New managers of the Paseo Nuevo Shops & Restaurants in downtown Santa Barbara plan to renovate the open-air shopping center.
El Segundo-based Pacific Retail Capital Partners and New York-based Silverpeak Real Estate Partners announced on Oct. 29 a joint venture with Paseo’s owner, J.P. Morgan Asset Management. Los Angeles-based BMW Realty Advisors, led by co-founder and principal Bob Baker, joins as an investor in the project and will handle the lease agreements.
The new ownership group plans to update the 20-year-old property with some aesthetic renovations over the next 18 months. They also plan to implement new leases with the retailers.
“While the shops and restaurants continue to perform well, we believe there are opportunities to enhance the property, improve the experience and better serve guests and tenants,” said Steve Plenge, Pacific Retail managing principal, in a prepared statement.
In 2012, Paseo Nuevo went through some facelifts including updating the center court, rebuilding the fountain, installing new monument signage and several aesthetic enhancements.
Gensler, a Los Angeles-based architecture consulting firm, will design the new renovations.
Los Angeles-based real estate developer Caruso Affiliated is no longer involved with Paseo Nuevo, the company told the Business Times. Prior to Rick Caruso’s company, which is developing the Miramar Hotel, Santa Monica-based retail developer Macerich managed the property.
“The property is in a prime location in the heart of downtown, with excellent access for local customers and visitors, as well as its proximity to more than 30,000 students at the University of California, Santa Barbara and Santa Barbara City College,” Plenge said.
The 458,971-square-foot downtown shopping center is one of the biggest tourism draws in the city. Many of the estimated 8.2 million day trippers and overnight visitors each year flock to the mall anchored by Nordstrom and Macy’s.
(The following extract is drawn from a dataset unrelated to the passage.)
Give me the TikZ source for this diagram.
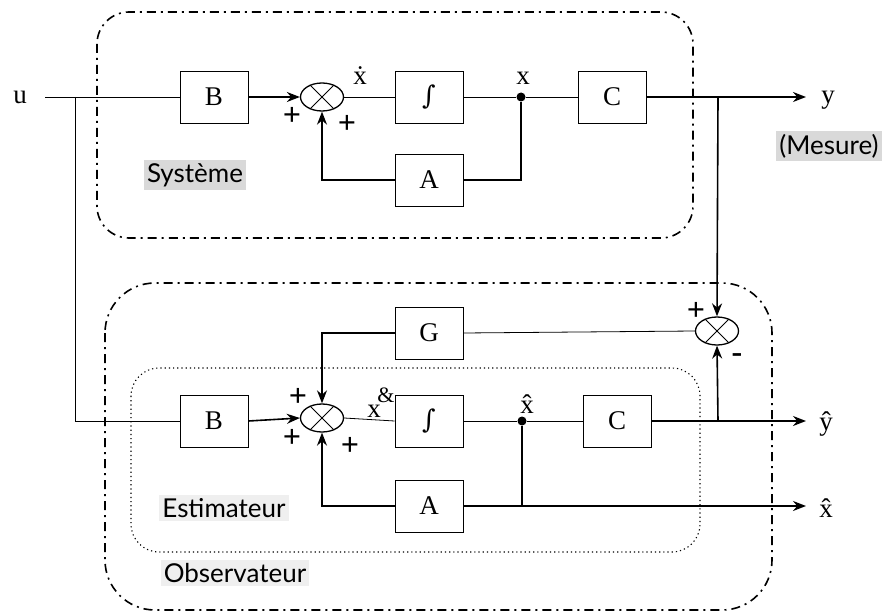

The now dissolved Santa Barbara Redevelopment Agency developed Paseo Nuevo in 1990, looking to compete with the La Cumbre mall.
While the majority of the land was city-owned, the agency paid 35-40 businesses about $42 million to relocate, said former RDA Housing and Redevelopment Director Brian Bosse, adding that the city negotiated some tax breaks with two businesses who weren’t as willing to move. The developer, Reininga Corp., kicked in about $90 million to build the smaller retail stores while Nordstrom and Macy’s paid their own way.
The mall was one of the first of its kind, Bosse said.
“That project and the end result is the economic engine, as far as the South Coast is concerned, from a retail standpoint,” said Bosse, who is now the city’s waterfront business manager. “That development has kept the downtown the social, cultural and economic focus of the South Coast.”